The prediction engine quantifies this dominance: in the H2H comparison metric, Palace are rated 80% vs 20% for West Ham, and the total strength index sits at 62.2% for Palace versus 37.8% for West Ham. The model’s outright probabilities are 45% home win, 45% draw, 10% away win, and the official advice is “Double chance : Crystal Palace or draw”, with both teams projected under 2.5 goals.
Market prices broadly align with Palace as favourites but not overwhelming ones. Across major bookmakers, home odds cluster between 2.25 and 2.44, the draw around 3.20–3.50, and West Ham between 2.71 and 3.25. Pinnacle’s 2.43–3.28–3.16 and Marathonbet’s 2.44–3.25–3.18 are representative: the market implies a home win probability in the low 40% range, draw in the high 20s to low 30s, and away win in the high 20s. That means the model is more bearish on West Ham than the market, especially on the away win (10% model vs roughly mid‑20s implied).

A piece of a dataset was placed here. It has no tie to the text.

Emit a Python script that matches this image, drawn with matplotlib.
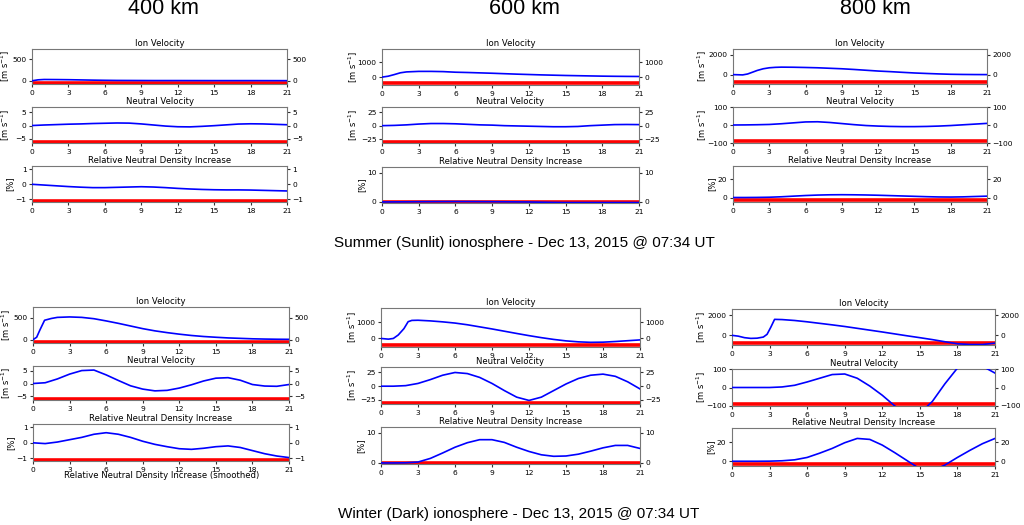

Betting verdict: the clearest, model‑aligned value angle is to follow the official advice and back Crystal Palace on the double‑chance market (Palace or Draw). It fits the 45%–45%–10% probability split, Palace’s defensive edge, their superior recent H2H record, and West Ham’s porous away defence. With the goals projection indicating both sides under 2.5 and neither attack consistently prolific, a low‑scoring home‑leaning game is the base case, but the strongest, data‑backed position remains Crystal Palace or draw.